_YOUR OBJECTIVE_. Write out all the lines again, precisely as they stand, but without the images.

[SOURCE EXCERPT start]

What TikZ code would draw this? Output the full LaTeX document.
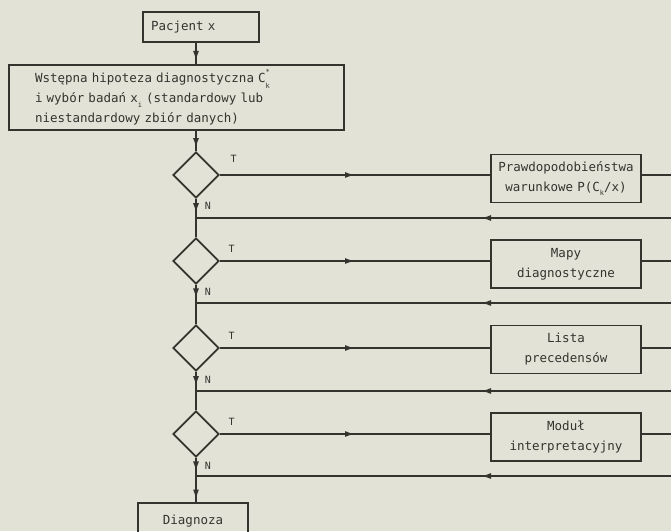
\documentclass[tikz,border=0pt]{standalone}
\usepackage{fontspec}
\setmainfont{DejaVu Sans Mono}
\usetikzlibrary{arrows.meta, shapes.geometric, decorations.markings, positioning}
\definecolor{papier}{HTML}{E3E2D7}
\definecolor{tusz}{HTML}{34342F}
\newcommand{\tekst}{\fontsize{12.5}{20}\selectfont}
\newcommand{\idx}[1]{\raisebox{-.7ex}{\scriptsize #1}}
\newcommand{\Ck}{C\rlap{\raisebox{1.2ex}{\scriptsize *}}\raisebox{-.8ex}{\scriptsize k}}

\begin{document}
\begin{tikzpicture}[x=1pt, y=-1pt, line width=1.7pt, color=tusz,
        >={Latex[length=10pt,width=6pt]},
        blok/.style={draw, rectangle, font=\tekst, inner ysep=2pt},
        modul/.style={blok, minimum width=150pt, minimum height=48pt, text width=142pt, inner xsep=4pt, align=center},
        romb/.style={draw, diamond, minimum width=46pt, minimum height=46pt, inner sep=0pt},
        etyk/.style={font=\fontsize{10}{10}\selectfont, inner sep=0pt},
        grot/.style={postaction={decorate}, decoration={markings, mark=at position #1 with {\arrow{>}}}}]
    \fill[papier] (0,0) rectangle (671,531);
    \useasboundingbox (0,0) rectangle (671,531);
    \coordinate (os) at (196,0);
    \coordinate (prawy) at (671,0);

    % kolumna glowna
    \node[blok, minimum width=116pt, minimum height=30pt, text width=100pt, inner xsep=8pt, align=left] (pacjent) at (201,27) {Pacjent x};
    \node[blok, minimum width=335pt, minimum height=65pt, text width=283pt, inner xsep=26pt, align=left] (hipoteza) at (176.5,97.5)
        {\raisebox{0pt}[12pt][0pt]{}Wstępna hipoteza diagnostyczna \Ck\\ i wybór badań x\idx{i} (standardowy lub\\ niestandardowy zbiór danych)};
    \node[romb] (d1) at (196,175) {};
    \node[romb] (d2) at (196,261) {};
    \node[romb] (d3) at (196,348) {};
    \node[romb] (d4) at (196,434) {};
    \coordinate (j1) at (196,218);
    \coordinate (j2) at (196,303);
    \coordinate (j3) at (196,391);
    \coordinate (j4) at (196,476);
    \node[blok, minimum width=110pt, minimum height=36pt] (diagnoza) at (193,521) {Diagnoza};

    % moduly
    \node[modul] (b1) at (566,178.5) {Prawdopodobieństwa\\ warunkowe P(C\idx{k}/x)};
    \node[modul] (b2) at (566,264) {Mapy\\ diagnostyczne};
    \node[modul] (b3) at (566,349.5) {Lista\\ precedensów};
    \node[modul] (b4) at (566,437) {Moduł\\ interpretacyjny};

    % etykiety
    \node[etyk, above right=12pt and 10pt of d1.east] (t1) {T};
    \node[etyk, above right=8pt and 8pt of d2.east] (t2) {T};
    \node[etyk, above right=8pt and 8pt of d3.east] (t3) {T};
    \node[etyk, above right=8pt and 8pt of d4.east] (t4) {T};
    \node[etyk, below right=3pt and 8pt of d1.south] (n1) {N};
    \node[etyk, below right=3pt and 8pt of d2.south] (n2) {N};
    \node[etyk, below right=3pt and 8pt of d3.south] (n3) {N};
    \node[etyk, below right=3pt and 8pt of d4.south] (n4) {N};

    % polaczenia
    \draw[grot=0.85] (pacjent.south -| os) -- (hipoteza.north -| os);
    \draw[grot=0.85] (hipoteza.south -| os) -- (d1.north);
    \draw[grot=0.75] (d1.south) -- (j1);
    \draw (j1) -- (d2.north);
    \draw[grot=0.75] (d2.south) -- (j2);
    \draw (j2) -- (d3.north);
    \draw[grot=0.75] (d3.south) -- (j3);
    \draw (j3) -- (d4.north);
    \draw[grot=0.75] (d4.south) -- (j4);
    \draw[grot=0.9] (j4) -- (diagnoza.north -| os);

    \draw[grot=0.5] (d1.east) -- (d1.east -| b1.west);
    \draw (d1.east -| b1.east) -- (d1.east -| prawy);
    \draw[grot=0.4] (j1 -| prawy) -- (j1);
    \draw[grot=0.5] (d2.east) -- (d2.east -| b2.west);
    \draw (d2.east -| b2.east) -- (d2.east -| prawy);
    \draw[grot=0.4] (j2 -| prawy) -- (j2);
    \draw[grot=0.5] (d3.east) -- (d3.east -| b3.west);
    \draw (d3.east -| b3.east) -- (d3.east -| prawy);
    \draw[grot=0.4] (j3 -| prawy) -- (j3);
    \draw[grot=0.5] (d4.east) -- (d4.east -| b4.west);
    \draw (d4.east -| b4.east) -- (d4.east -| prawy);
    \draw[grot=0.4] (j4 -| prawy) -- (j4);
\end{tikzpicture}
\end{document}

[SOURCE EXCERPT end]

_TASK RESULT_.
What TikZ code would draw this? Output the full LaTeX document.
\documentclass[tikz,border=0pt]{standalone}
\usepackage{fontspec}
\setmainfont{DejaVu Sans Mono}
\usetikzlibrary{arrows.meta, shapes.geometric, decorations.markings, positioning}
\definecolor{papier}{HTML}{E3E2D7}
\definecolor{tusz}{HTML}{34342F}
\newcommand{\tekst}{\fontsize{12.5}{20}\selectfont}
\newcommand{\idx}[1]{\raisebox{-.7ex}{\scriptsize #1}}
\newcommand{\Ck}{C\rlap{\raisebox{1.2ex}{\scriptsize *}}\raisebox{-.8ex}{\scriptsize k}}

\begin{document}
\begin{tikzpicture}[x=1pt, y=-1pt, line width=1.7pt, color=tusz,
        >={Latex[length=10pt,width=6pt]},
        blok/.style={draw, rectangle, font=\tekst, inner ysep=2pt},
        modul/.style={blok, minimum width=150pt, minimum height=48pt, text width=142pt, inner xsep=4pt, align=center},
        romb/.style={draw, diamond, minimum width=46pt, minimum height=46pt, inner sep=0pt},
        etyk/.style={font=\fontsize{10}{10}\selectfont, inner sep=0pt},
        grot/.style={postaction={decorate}, decoration={markings, mark=at position #1 with {\arrow{>}}}}]
    \fill[papier] (0,0) rectangle (671,531);
    \useasboundingbox (0,0) rectangle (671,531);
    \coordinate (os) at (196,0);
    \coordinate (prawy) at (671,0);

    % kolumna glowna
    \node[blok, minimum width=116pt, minimum height=30pt, text width=100pt, inner xsep=8pt, align=left] (pacjent) at (201,27) {Pacjent x};
    \node[blok, minimum width=335pt, minimum height=65pt, text width=283pt, inner xsep=26pt, align=left] (hipoteza) at (176.5,97.5)
        {\raisebox{0pt}[12pt][0pt]{}Wstępna hipoteza diagnostyczna \Ck\\ i wybór badań x\idx{i} (standardowy lub\\ niestandardowy zbiór danych)};
    \node[romb] (d1) at (196,175) {};
    \node[romb] (d2) at (196,261) {};
    \node[romb] (d3) at (196,348) {};
    \node[romb] (d4) at (196,434) {};
    \coordinate (j1) at (196,218);
    \coordinate (j2) at (196,303);
    \coordinate (j3) at (196,391);
    \coordinate (j4) at (196,476);
    \node[blok, minimum width=110pt, minimum height=36pt] (diagnoza) at (193,521) {Diagnoza};

    % moduly
    \node[modul] (b1) at (566,178.5) {Prawdopodobieństwa\\ warunkowe P(C\idx{k}/x)};
    \node[modul] (b2) at (566,264) {Mapy\\ diagnostyczne};
    \node[modul] (b3) at (566,349.5) {Lista\\ precedensów};
    \node[modul] (b4) at (566,437) {Moduł\\ interpretacyjny};

    % etykiety
    \node[etyk, above right=12pt and 10pt of d1.east] (t1) {T};
    \node[etyk, above right=8pt and 8pt of d2.east] (t2) {T};
    \node[etyk, above right=8pt and 8pt of d3.east] (t3) {T};
    \node[etyk, above right=8pt and 8pt of d4.east] (t4) {T};
    \node[etyk, below right=3pt and 8pt of d1.south] (n1) {N};
    \node[etyk, below right=3pt and 8pt of d2.south] (n2) {N};
    \node[etyk, below right=3pt and 8pt of d3.south] (n3) {N};
    \node[etyk, below right=3pt and 8pt of d4.south] (n4) {N};

    % polaczenia
    \draw[grot=0.85] (pacjent.south -| os) -- (hipoteza.north -| os);
    \draw[grot=0.85] (hipoteza.south -| os) -- (d1.north);
    \draw[grot=0.75] (d1.south) -- (j1);
    \draw (j1) -- (d2.north);
    \draw[grot=0.75] (d2.south) -- (j2);
    \draw (j2) -- (d3.north);
    \draw[grot=0.75] (d3.south) -- (j3);
    \draw (j3) -- (d4.north);
    \draw[grot=0.75] (d4.south) -- (j4);
    \draw[grot=0.9] (j4) -- (diagnoza.north -| os);

    \draw[grot=0.5] (d1.east) -- (d1.east -| b1.west);
    \draw (d1.east -| b1.east) -- (d1.east -| prawy);
    \draw[grot=0.4] (j1 -| prawy) -- (j1);
    \draw[grot=0.5] (d2.east) -- (d2.east -| b2.west);
    \draw (d2.east -| b2.east) -- (d2.east -| prawy);
    \draw[grot=0.4] (j2 -| prawy) -- (j2);
    \draw[grot=0.5] (d3.east) -- (d3.east -| b3.west);
    \draw (d3.east -| b3.east) -- (d3.east -| prawy);
    \draw[grot=0.4] (j3 -| prawy) -- (j3);
    \draw[grot=0.5] (d4.east) -- (d4.east -| b4.west);
    \draw (d4.east -| b4.east) -- (d4.east -| prawy);
    \draw[grot=0.4] (j4 -| prawy) -- (j4);
\end{tikzpicture}
\end{document}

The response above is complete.